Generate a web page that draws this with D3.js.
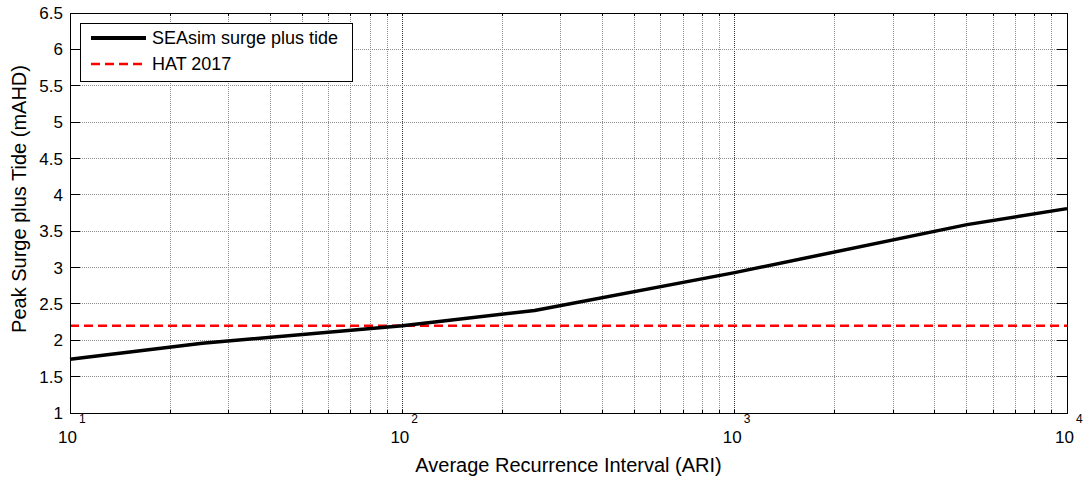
--
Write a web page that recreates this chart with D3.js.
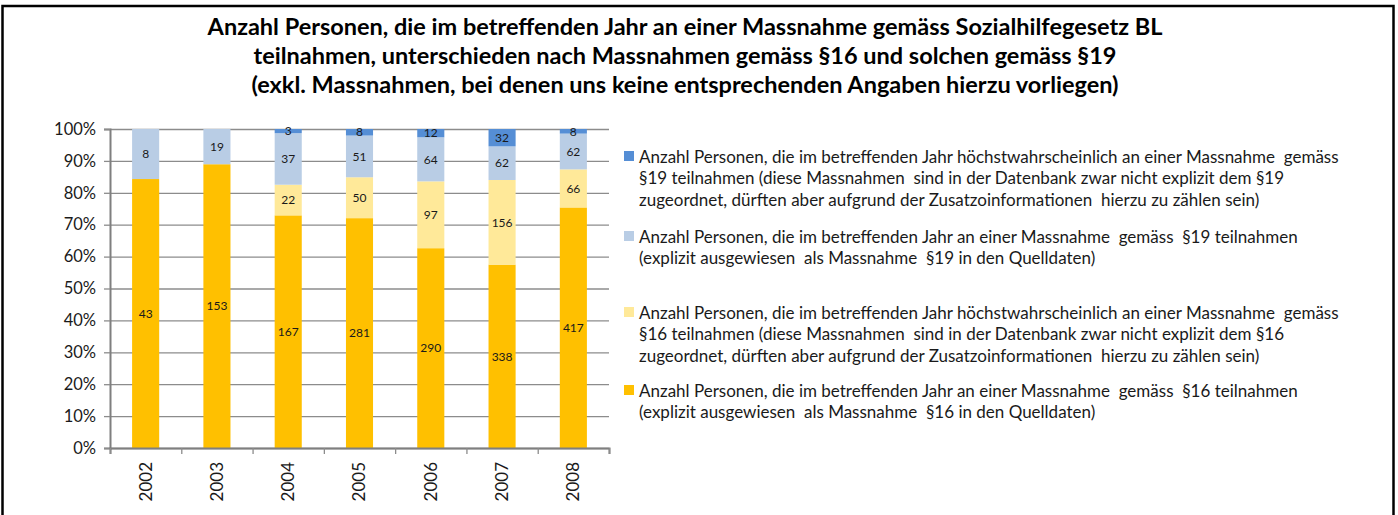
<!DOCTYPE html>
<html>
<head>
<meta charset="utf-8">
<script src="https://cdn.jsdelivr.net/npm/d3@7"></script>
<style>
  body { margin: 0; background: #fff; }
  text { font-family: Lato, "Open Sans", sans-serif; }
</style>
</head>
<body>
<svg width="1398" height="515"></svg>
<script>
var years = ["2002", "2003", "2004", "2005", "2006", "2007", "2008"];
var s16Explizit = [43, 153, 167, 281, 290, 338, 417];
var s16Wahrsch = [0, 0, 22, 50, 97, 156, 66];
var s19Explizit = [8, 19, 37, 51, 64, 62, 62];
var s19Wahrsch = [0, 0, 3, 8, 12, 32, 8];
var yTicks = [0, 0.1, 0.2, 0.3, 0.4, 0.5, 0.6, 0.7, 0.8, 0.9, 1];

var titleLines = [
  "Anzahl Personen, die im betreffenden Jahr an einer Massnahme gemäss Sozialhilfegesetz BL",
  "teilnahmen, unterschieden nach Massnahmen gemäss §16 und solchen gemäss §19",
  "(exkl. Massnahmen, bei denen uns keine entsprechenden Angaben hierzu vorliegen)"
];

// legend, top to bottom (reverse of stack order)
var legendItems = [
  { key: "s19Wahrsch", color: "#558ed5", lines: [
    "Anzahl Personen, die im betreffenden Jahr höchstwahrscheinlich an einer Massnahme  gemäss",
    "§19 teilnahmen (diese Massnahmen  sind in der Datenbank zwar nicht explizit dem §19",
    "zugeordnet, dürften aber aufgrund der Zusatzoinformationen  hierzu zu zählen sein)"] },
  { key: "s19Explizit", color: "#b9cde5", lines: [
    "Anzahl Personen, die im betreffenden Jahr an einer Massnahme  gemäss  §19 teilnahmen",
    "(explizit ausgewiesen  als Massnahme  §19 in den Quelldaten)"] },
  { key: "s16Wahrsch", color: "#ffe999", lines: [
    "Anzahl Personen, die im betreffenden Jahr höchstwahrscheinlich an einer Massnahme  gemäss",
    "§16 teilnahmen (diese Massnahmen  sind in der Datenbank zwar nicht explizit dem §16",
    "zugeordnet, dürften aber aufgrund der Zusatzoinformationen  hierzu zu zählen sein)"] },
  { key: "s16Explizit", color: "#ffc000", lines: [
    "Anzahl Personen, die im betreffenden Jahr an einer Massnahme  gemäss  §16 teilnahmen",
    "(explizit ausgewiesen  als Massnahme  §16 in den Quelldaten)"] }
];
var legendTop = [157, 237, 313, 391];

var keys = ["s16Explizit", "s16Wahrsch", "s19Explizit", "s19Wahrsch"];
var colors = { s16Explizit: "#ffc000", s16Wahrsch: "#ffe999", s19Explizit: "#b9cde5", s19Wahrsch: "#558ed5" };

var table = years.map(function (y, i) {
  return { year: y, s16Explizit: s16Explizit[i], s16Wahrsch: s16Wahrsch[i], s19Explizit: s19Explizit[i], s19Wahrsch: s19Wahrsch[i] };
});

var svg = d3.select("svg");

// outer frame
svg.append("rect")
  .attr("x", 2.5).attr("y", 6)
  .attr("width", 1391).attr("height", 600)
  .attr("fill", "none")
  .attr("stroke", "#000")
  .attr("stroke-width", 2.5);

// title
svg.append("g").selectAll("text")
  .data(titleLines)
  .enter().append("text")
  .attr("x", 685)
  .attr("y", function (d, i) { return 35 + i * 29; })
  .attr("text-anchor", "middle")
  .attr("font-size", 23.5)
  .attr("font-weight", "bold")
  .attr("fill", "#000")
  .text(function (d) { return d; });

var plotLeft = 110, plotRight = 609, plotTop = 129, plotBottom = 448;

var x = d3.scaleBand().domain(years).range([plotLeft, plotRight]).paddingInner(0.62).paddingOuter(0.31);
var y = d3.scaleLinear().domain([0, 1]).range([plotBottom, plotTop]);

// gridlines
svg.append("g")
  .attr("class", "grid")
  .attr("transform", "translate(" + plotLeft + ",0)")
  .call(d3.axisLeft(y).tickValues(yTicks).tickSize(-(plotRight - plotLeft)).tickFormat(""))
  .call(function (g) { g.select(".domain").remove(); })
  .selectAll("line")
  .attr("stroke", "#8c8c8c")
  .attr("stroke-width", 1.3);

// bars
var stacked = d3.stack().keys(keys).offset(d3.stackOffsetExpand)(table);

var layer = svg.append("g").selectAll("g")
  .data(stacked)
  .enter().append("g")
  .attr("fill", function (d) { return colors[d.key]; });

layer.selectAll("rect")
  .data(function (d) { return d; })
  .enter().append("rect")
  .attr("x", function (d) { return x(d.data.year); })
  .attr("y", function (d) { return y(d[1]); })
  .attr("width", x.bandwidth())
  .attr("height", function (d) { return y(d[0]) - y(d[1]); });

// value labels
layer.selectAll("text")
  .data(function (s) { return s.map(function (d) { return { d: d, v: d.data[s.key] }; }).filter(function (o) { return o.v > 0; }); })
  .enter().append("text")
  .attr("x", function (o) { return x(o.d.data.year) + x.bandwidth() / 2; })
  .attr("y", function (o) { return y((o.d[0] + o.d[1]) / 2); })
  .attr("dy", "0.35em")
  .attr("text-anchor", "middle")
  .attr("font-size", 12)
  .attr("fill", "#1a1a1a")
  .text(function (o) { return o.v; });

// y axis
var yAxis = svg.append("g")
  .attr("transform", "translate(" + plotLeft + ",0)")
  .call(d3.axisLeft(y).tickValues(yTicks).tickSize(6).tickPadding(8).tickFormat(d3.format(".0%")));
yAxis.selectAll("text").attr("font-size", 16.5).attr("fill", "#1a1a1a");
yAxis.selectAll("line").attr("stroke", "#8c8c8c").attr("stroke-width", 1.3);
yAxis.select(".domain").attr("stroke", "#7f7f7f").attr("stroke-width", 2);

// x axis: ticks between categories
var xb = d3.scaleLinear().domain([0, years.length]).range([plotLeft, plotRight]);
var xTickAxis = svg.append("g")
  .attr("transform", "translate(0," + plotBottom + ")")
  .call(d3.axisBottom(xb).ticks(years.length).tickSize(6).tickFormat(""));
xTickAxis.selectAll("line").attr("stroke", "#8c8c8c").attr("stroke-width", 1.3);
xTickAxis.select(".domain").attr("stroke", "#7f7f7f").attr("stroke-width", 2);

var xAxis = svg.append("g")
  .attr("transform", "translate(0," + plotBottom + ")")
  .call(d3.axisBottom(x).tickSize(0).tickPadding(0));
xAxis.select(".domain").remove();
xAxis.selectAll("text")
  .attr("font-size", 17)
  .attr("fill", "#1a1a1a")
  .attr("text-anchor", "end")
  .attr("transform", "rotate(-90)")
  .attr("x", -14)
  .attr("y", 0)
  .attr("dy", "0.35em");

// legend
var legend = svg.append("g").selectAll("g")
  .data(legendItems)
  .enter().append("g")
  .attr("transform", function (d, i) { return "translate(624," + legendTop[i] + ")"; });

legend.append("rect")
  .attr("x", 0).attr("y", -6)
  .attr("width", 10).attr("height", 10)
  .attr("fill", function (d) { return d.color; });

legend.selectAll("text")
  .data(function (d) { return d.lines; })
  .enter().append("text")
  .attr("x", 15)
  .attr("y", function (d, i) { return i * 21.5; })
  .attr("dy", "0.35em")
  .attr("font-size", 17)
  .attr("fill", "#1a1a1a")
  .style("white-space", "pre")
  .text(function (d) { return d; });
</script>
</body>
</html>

### Required task
What lines above run from the one with "Write a web" to the one with "0.8, 0.9, 1];"? Give them again exactly, ends included, and leave the pictures out.

### Answer to this task
Write a web page that recreates this chart with D3.js.
<!DOCTYPE html>
<html>
<head>
<meta charset="utf-8">
<script src="https://cdn.jsdelivr.net/npm/d3@7"></script>
<style>
  body { margin: 0; background: #fff; }
  text { font-family: Lato, "Open Sans", sans-serif; }
</style>
</head>
<body>
<svg width="1398" height="515"></svg>
<script>
var years = ["2002", "2003", "2004", "2005", "2006", "2007", "2008"];
var s16Explizit = [43, 153, 167, 281, 290, 338, 417];
var s16Wahrsch = [0, 0, 22, 50, 97, 156, 66];
var s19Explizit = [8, 19, 37, 51, 64, 62, 62];
var s19Wahrsch = [0, 0, 3, 8, 12, 32, 8];
var yTicks = [0, 0.1, 0.2, 0.3, 0.4, 0.5, 0.6, 0.7, 0.8, 0.9, 1];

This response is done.